Charts and diagrams as code:

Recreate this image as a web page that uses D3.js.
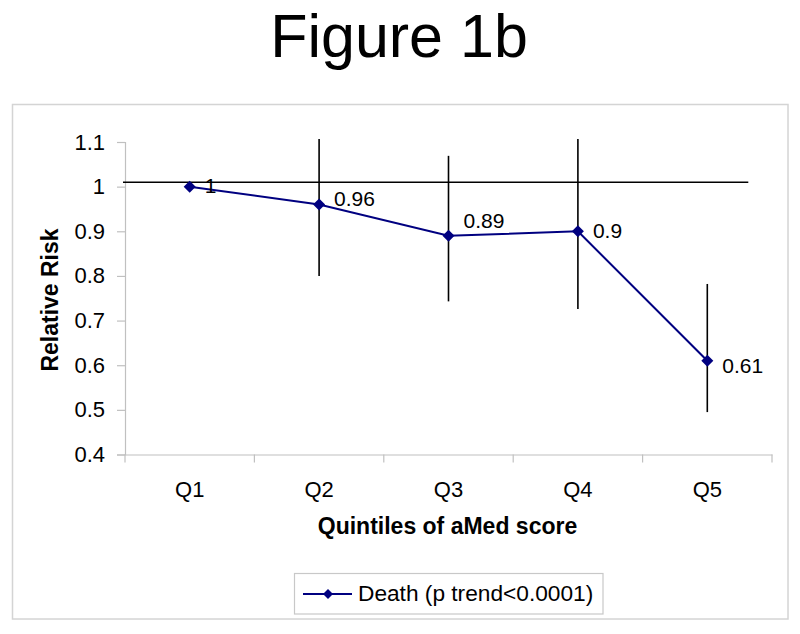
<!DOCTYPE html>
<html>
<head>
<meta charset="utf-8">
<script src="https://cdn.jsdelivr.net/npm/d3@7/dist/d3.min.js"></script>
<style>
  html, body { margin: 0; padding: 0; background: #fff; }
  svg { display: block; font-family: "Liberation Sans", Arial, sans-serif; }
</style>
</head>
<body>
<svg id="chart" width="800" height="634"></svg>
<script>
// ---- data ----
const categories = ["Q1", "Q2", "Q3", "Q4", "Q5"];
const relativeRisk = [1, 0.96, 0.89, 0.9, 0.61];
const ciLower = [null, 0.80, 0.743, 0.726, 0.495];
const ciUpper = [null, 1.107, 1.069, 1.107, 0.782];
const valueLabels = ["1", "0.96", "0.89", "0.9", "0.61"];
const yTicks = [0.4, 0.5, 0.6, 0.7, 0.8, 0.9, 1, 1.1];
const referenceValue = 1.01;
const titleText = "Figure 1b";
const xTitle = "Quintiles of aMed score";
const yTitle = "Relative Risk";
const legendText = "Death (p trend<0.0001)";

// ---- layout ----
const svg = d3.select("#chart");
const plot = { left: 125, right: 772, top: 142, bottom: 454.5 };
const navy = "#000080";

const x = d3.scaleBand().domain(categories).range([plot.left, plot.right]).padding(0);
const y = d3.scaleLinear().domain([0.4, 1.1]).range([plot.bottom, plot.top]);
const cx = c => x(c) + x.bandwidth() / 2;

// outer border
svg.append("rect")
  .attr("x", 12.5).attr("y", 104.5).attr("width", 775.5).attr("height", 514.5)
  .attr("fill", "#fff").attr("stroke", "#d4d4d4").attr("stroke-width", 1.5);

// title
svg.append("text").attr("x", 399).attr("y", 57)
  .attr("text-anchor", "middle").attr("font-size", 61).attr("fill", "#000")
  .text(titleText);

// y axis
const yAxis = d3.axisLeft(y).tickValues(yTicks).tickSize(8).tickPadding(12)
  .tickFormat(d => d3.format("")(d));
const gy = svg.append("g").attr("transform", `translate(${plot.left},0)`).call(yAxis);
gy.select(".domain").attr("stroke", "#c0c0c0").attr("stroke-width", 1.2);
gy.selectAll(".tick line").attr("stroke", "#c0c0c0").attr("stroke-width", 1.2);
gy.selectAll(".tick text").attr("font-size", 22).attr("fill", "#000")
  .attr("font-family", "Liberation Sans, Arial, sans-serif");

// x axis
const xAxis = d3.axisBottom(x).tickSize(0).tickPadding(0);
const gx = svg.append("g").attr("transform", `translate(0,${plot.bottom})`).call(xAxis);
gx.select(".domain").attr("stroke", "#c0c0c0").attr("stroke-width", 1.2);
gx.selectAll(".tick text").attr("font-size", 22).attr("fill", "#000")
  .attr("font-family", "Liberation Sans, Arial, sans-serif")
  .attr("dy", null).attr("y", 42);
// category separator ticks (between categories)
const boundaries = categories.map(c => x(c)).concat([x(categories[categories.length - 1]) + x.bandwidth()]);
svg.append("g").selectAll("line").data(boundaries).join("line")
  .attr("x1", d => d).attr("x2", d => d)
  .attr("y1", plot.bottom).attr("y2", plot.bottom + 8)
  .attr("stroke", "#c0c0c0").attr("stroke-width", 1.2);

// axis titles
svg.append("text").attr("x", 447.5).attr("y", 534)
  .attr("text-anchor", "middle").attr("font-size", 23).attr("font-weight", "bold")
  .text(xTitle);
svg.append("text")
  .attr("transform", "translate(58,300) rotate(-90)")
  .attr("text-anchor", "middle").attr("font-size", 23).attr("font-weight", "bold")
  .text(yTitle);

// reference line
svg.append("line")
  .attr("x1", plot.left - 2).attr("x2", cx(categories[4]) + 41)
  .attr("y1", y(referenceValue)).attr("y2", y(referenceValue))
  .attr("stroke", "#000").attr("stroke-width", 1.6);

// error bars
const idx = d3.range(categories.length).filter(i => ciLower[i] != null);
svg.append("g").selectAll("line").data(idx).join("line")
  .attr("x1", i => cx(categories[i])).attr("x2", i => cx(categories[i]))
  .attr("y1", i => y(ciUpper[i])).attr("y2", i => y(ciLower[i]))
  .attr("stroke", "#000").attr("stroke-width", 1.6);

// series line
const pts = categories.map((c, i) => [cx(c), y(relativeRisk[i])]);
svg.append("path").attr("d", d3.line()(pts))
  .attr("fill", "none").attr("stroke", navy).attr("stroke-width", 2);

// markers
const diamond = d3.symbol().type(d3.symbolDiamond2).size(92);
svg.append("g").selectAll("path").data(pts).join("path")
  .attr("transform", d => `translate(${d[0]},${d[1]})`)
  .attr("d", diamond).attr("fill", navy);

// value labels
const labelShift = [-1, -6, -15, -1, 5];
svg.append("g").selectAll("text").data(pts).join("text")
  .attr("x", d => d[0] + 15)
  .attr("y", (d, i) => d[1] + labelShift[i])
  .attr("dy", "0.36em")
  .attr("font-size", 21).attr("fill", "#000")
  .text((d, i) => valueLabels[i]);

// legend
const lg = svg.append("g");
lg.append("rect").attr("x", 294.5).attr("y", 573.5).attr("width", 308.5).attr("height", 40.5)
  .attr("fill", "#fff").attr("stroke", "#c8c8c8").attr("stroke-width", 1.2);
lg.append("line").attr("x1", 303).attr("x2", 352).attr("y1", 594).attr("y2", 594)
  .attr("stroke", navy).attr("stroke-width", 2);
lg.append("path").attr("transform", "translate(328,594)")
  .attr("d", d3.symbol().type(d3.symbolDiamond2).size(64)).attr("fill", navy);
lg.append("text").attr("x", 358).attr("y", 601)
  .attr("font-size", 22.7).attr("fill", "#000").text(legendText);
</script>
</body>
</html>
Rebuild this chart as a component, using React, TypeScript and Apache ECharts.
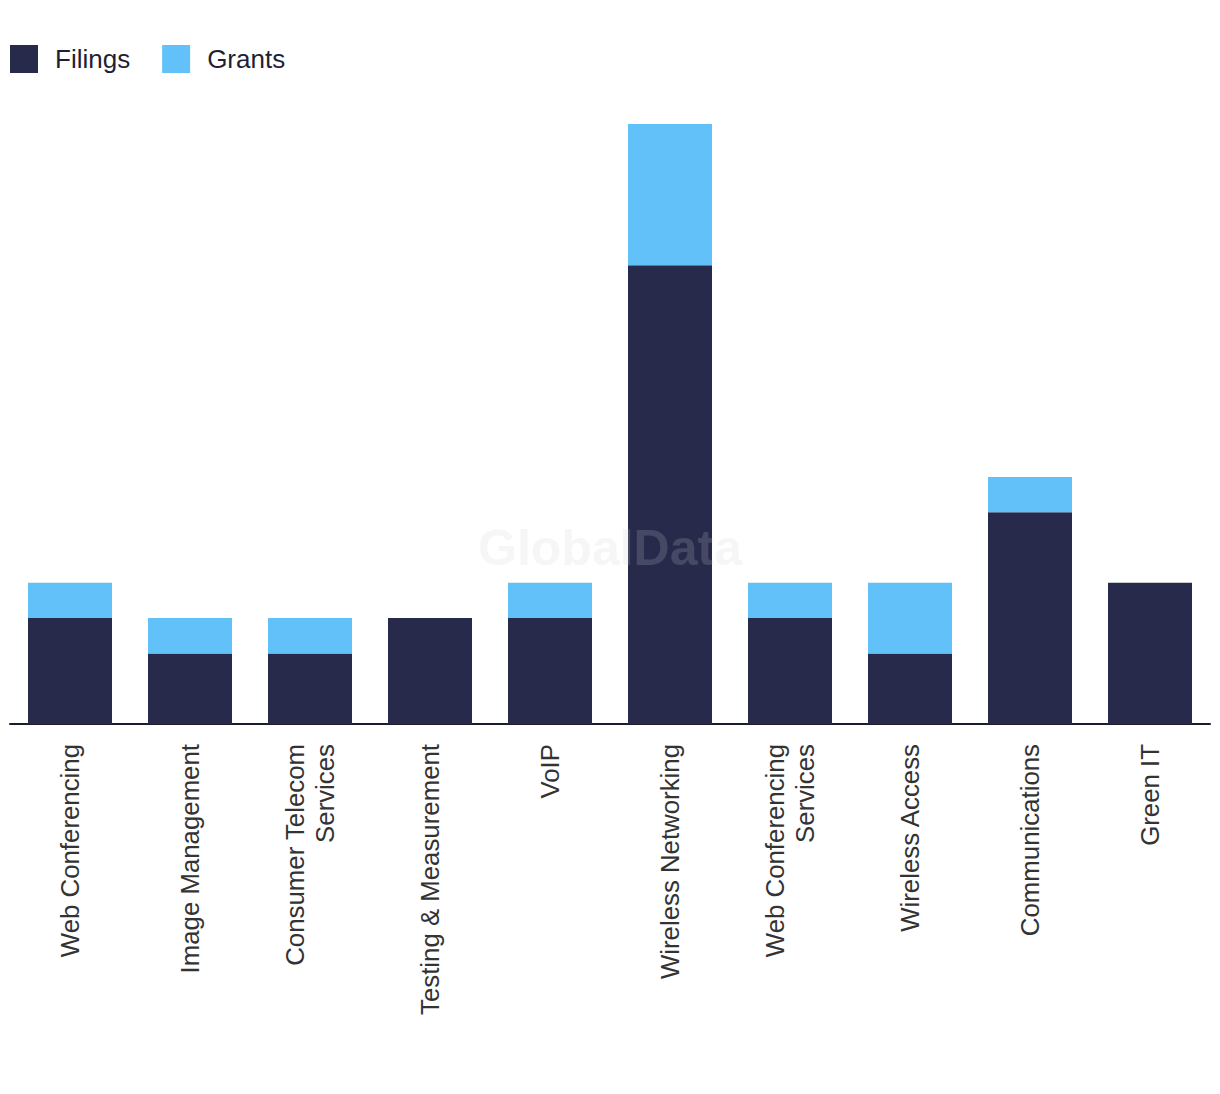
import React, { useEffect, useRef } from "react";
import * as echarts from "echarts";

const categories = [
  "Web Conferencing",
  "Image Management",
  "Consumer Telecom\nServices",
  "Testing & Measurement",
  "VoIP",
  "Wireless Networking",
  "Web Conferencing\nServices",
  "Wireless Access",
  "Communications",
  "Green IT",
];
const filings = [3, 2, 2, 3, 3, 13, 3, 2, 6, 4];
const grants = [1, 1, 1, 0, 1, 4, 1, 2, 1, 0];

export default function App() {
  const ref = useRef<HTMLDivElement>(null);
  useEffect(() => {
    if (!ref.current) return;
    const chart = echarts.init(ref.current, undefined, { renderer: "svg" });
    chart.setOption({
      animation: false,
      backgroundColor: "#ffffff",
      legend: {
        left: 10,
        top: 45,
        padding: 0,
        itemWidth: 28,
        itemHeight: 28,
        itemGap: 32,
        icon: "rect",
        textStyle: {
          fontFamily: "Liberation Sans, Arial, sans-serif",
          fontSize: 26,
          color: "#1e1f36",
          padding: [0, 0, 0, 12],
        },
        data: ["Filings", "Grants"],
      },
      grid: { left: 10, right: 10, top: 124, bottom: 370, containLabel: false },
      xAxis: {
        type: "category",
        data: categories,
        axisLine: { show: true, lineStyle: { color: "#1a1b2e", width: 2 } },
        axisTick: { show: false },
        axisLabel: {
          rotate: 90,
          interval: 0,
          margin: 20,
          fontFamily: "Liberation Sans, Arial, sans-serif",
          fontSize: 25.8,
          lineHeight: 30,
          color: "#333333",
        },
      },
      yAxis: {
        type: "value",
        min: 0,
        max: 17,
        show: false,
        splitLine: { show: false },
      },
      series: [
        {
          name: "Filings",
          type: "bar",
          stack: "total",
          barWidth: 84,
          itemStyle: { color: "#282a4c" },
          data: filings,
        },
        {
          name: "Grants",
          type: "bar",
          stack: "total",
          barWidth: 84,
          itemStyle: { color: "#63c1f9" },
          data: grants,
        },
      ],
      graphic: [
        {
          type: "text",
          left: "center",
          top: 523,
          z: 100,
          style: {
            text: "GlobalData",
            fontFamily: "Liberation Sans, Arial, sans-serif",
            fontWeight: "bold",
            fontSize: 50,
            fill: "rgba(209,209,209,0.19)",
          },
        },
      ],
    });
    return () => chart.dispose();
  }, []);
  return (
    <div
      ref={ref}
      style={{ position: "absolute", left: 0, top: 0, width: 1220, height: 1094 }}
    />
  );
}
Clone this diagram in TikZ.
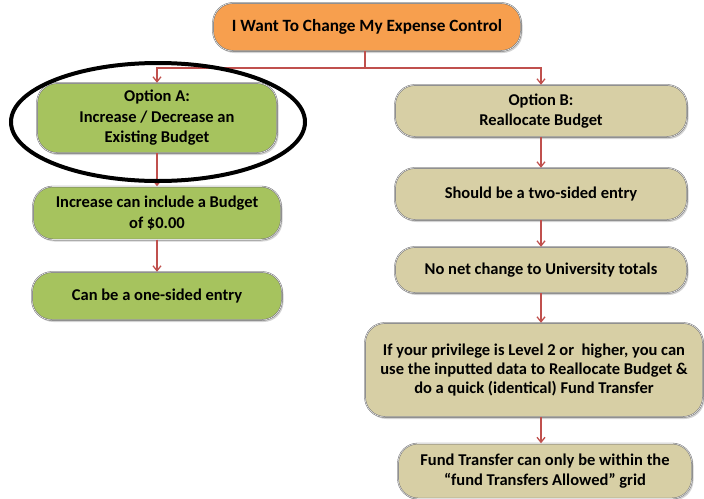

▶ [What this task involves] Nothing but the lines above, starting at the line that contains "Rebuild this chart" and ending at the line that contains "import * as", should be given again, exactly and without the pictures.

▶ [Result for this exercise]
Rebuild this chart as a component, using React, TypeScript and Apache ECharts.
import React, { useEffect, useRef } from "react";
import * as echarts from "echarts";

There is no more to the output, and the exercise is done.